Reactions: Dislike 1


----------



## rogue zombie

Ya this is more the shape of a Rolo, which I am not the biggest fan of. They are comfortable though, but I prefer a box.


----------



## JsPLAYn

E.T. said:


> So It basically checks all your boxes except for the shape?


Let's put it this way.. if it was the only one avail.. ur mind tells you all will be ok and even if u hav2 force it in ur pocket lol. . U will be happy coz ur mind tells u so.. BUT the fact that there is the V1 which to me personally is a better shape.. my mind just leans more to the V1

All said .. its my personal view tho..

Reactions: Agree 2


----------



## rogue zombie

Mind you when the Minikin 1 came out, I thought it looked ugly, being more square than the traditional more rectangle box. Till I saw one in the flesh, then I loved it.

Reactions: Like 1 | Agree 1


----------



## Noddy

The V2 is growing on me.
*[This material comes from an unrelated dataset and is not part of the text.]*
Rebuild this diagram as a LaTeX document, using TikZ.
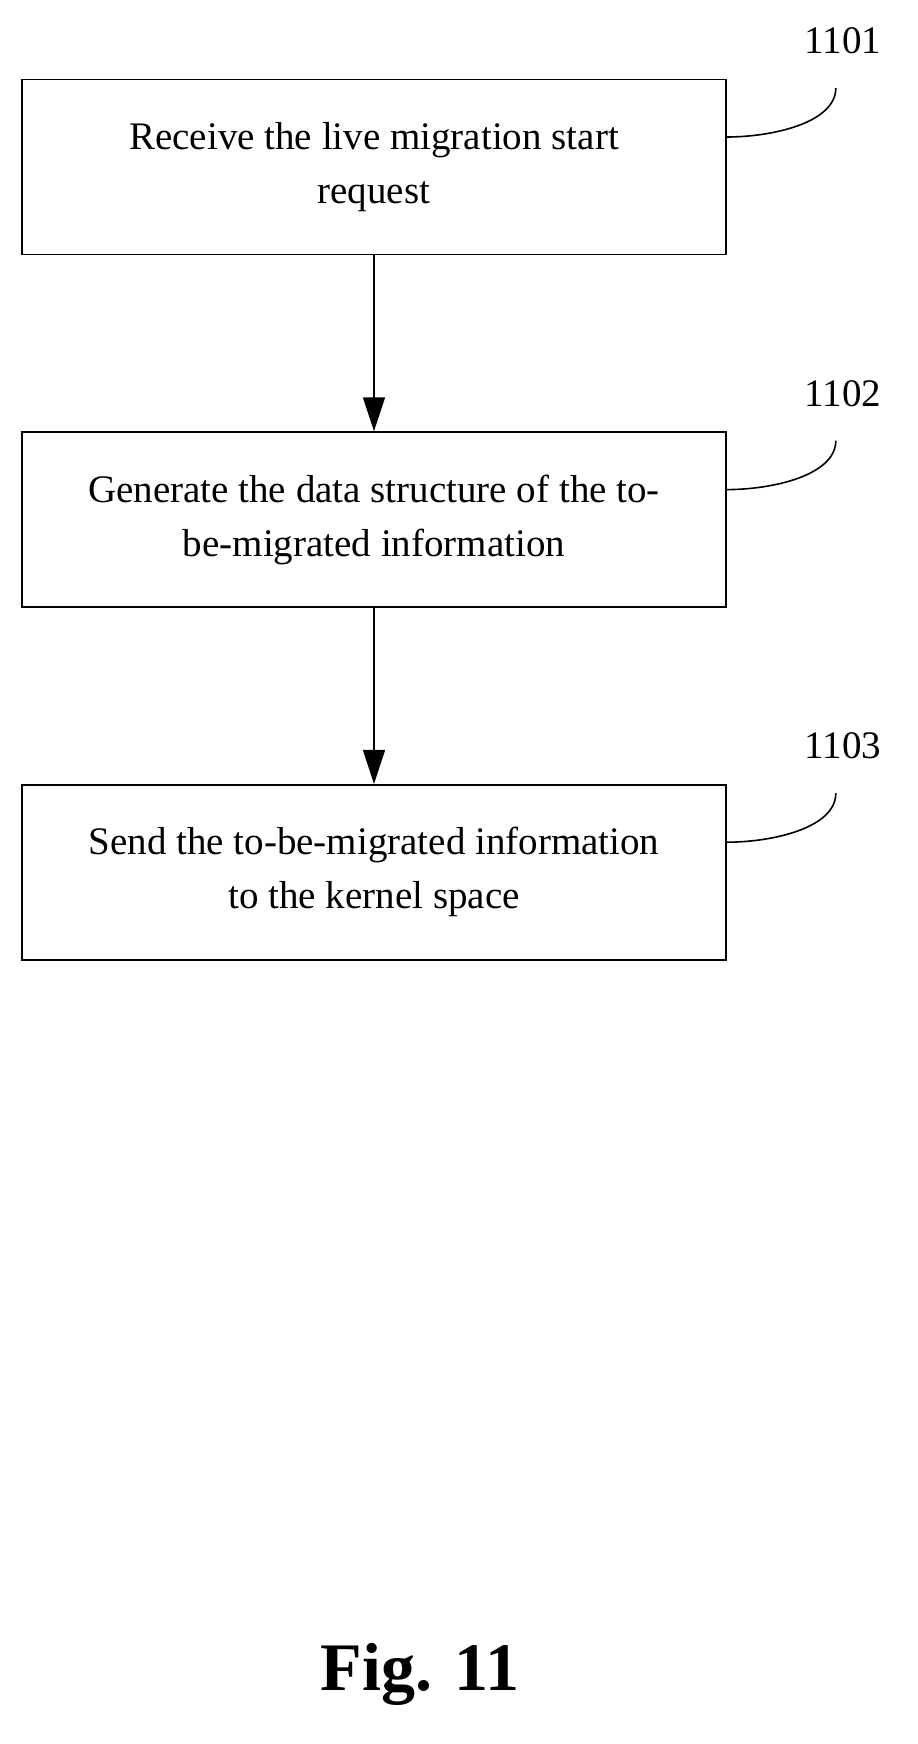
\documentclass[tikz,border=0pt]{standalone}
\usepackage{fontspec}
\setmainfont{Liberation Serif}
\usetikzlibrary{positioning,arrows.meta}

\begin{document}
\begin{tikzpicture}[x=0.5pt,y=-0.5pt,
    stepbox/.style={draw, thick, minimum width=352pt, minimum height=87.5pt,
        align=center, font=\fontsize{19.5}{27}\selectfont},
    flow/.style={-{Triangle[length=17pt,width=11pt]}, thick},
    tag/.style={font=\fontsize{19.5}{22}\selectfont},
    node distance=88pt]
        \useasboundingbox (0,0) rectangle (917,1744);

        % Steps
        \node[stepbox] (recv) at (374,167) {Receive the live migration start\\request};
        \node[stepbox, below=of recv] (gen) {Generate the data structure of the to-\\be-migrated information};
        \node[stepbox, below=of gen] (send) {Send the to-be-migrated information\\to the kernel space};

        \draw[flow] (recv) -- (gen);
        \draw[flow] (gen) -- (send);

        % Step labels and leaders
        \foreach \n/\t in {recv/1101, gen/1102, send/1103} {
            \node[tag] (tag\t) at ([shift={(116,-126)}]\n.east) {\t};
            \coordinate (end\t) at ([shift={(109,-79)}]\n.east);
            \draw[thick] ([yshift=15pt]\n.east) .. controls +(45,0) and +(0,35) .. (end\t);
        }

        \node[font=\bfseries\fontsize{34}{40}\selectfont] (fig) at (420,1674) {Fig. 11};
    \end{tikzpicture}
\end{document}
Getting harder to resist....

Reactions: Agree 1 | Funny 1


----------



## JsPLAYn

rogue zombie said:


> Mind you when the Minikin 1 came out, I thought it looked ugly, being more square than the traditional more rectangle box. Till I saw one in the flesh, then I loved it.


True.. me too because pics didn't do it justice as I pictured it the size of those regular box mods. Then I saw in person and how dainty it is and the power delivery vs battery life and immediately I had2 get myself one

Reactions: Like 1 | Agree 1


----------



## Greyz

Just curious is the v2 an Asmodus or WeHe mod?


----------



## Rob Fisher

Greyz said:


> Just curious is the v2 an Asmodus or WeHe mod?



Asmodus!

Reactions: Like 1


----------



## M5000

Search online you will find quite a bit of info about this story. I just looked briefly. Don't quote me on this, correct me because I'm not stating this as a fact. From what I've read Minikin is an Asmodus product, Wehe is the brand of the unauthorised Minikins that were made. Sigelei were making Minikins for Asmodus, and at the same time they were making a clone under the brand name Wehe. While some early versions could have been from the same factory, those were not subject to any Asmodus quality controls and while many argue that it's identical there seems to be quality issues from loose doors to paint quality which on the Wehe models only. Who knows, there might even be a clone of the Wehe model, but at the end of the day the real Minikin is made by Asmodus.

Reactions: Like 1


----------



## Greyz

M5000 said:


> Search online you will find quite a bit of info about this story. I just looked briefly. Don't quote me on this, correct me because I'm not stating this as a fact. From what I've read Minikin is an Asmodus product, Wehe is the brand of the unauthorised Minikins that were made. Sigelei were making Minikins for Asmodus, and at the same time they were making a clone under the brand name Wehe. While some early versions could have been from the same factory, those were not subject to any Asmodus quality controls and while many argue that it's identical there seems to be quality issues from loose doors to paint quality which on the Wehe models only. Who knows, there might even be a clone of the Wehe model, but at the end of the day the real Minikin is made by Asmodus.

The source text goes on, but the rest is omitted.